When your inbox has hit the triple digits and your to-do list is overflowing, nothing feels more productive than whipping up a dozen well-crafted, concise emails and hitting "send."
But when you're working in a creative agency, this is often far from productive. In fact, after seven years of observation across 21 organizations, MIT's Human Dynamics Laboratory concluded that face-to-face interaction is the No. 1 most valuable form of communication there is.
Face-to-face interaction is so essential, in fact, that it can make or break a team. A full 35 percent of variation in team performance can be attributed to how many face-to-face interactions team members have. That's huge--and in many cases, it's the difference between success and failure.
For creative teams, these kinds of interactions aren't just essential in the workplace--they're also essential for keeping clients happy. Here are five ways face-to-face interactions can improve your productivity, company culture, and client satisfaction.
1. You'll accomplish more.
Requests that are made in person are 34 times more effective than those made via email. This isn't so hard to believe. How many times have you spent a whole afternoon sending email after email, trying to explain what you need to a colleague or client who doesn't understand what you mean--or worse, doesn't respond at all?
In my experience, it's proven much more effective in these cases to just pick up the phone. MIT confirms that, after face-to-face, communication via phone or video conference is the most effective means of connecting. Think about it: it's easy to ignore an email, but not so easy to ignore someone who's right in front of you, or speaking on the other end of the line.
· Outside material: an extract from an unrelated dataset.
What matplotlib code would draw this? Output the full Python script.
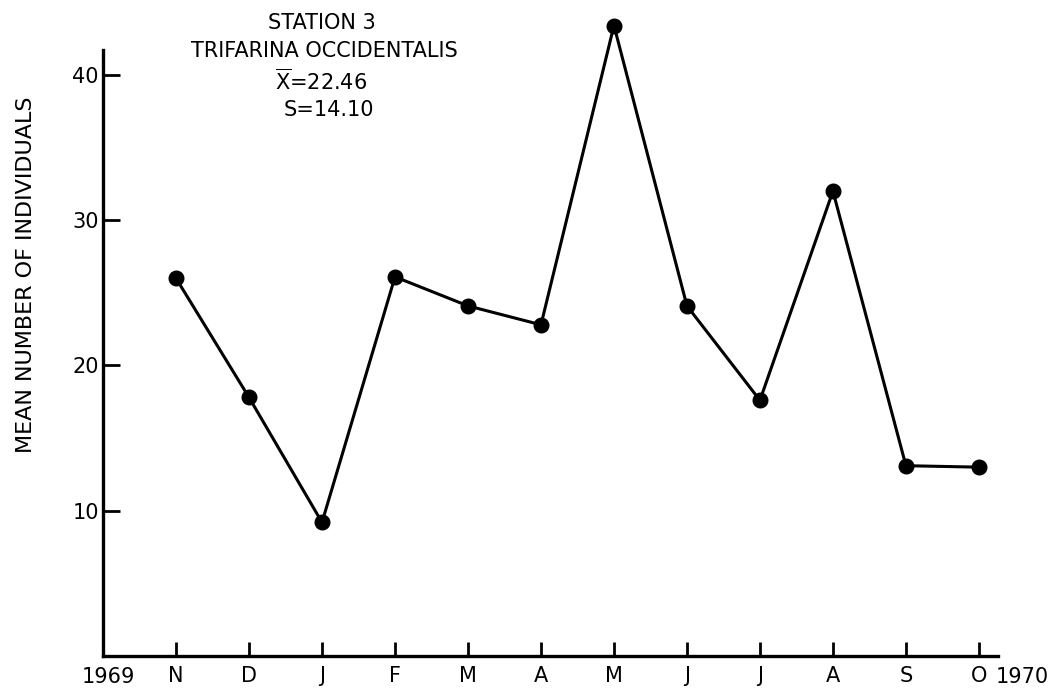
import matplotlib.pyplot as plt
import numpy as np

months = ['N', 'D', 'J', 'F', 'M', 'A', 'M', 'J', 'J', 'A', 'S', 'O']
mean_count = [26.0, 17.8, 9.2, 26.1, 24.1, 22.8, 43.4, 24.1, 17.6, 32.0, 13.1, 13.0]
yticks = [10, 20, 30, 40]

x = np.arange(1, len(months) + 1)

fig = plt.figure(figsize=(10.59, 6.88), dpi=100)
ax = fig.add_axes([0.0973, 0.0465, 0.845, 0.8805])

ax.plot(x, mean_count, color='black', linewidth=2.2, marker='o',
        markersize=10.5, clip_on=False, zorder=3)

ax.set_xlim(0, 12.26)
ax.set_ylim(0, 41.7)

ax.set_xticks(x)
ax.set_xticklabels(months)
ax.set_yticks(yticks)
ax.tick_params(axis='x', direction='in', length=10, width=2, labelsize=15, pad=7)
ax.tick_params(axis='y', direction='in', length=12, width=2, labelsize=15, pad=3)

ax.spines['right'].set_color(None)
ax.spines['top'].set_color(None)
ax.spines['left'].set_linewidth(2.4)
ax.spines['bottom'].set_linewidth(2.4)

ax.set_ylabel('MEAN NUMBER OF INDIVIDUALS', fontsize=16)
ax.yaxis.set_label_coords(-0.075, 0.629)

ax.text(0.07, -0.75, '1969', ha='center', va='top', fontsize=15)
ax.text(12.6, -0.75, '1970', ha='center', va='top', fontsize=15)

ax.text(3.0, 43.55, 'STATION 3', ha='center', va='center', fontsize=15)
ax.text(1.2, 41.65, 'TRIFARINA OCCIDENTALIS', ha='left', va='center', fontsize=15)
ax.text(2.36, 39.6, r'$\overline{\mathrm{X}}$=22.46', ha='left', va='center', fontsize=15)
ax.text(2.47, 37.6, 'S=14.10', ha='left', va='center', fontsize=15)

plt.savefig('out.png', dpi=100)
2. You'll build stronger relationships.
Making a call instead of sending an email certainly helps. But after a while, our team at Killer Infographics started to re-imagine our communication process on a more fundamental level. In the last few years, we've overhauled our entire approach to interacting with clients to include face-to-face meetings whenever possible--even if we need to fly across the country. It's resulted in stronger, longer-lasting relationships.
Meanwhile, in the office, we meet in person whenever possible--not just because it's more efficient, but because it helps us feel connected. We organize out-of-office parties and activities on a regular basis, but building personal connections also happens during the day-to-day--it has to. Remembering that you're working alongside human beings also helps to build an atmosphere of mutual support and respect.
3. You'll retain employees and clients.
When a bank call center reorganized break time so that everyone would have their coffee break at the same time, employee satisfaction across all call centers increased, sometimes by 10 percent or more. Why? They were given time to be seen and treated as people, not just as employees.
Face-to-face time is humanizing. It not only encourages the respectful treatment of others, but increases personal levels of contentment in the workplace. The same holds true for clients: no one wants to be treated like just one more source of income. And people who feel seen, heard, and respected stick around.
4. You'll produce stronger work.
When you're trying to produce something new, you're always going to face plenty of obstacles. Don't add communication to that list. People can't work out complex problems via email nearly as well as they can in person, and that's why it's essential to get your entire creative team in a room together at the start of any project.
When Steve Jobs oversaw the design of the Pixar office building in 2000, he insisted upon placing an atrium in the middle--a space through which everyone needed to pass every day. He believed in the creative power of people simply bumping into each other, making eye contact. Pixar is one of the most successful movie studios in history, and one of the most productive creative teams. More face-to-face equals a better product.
5. You'll grow your business.
Eight in 10 executives report that they prefer face-to-face meetings over virtual connections. I do, too. To grow a business, you don't just need to acquire more clients--you also need to build a support network. Entrepreneurs who have been where you are now, fellow C-level execs, female leaders who have faced the same challenges--all of these people can give you the strength to keep moving and the insight to keep getting better.
That's why, in my experience, speaking at and attending conferences has been an essential part of being an entrepreneur. There, I can make face-to-face connections in the hopes that some of these could lead to lasting and meaningful mentorships and friendships. These will be essential to helping your business grow in a sustainable way--and they're just one more reason to incorporate more in-person interactions in your day-to-day.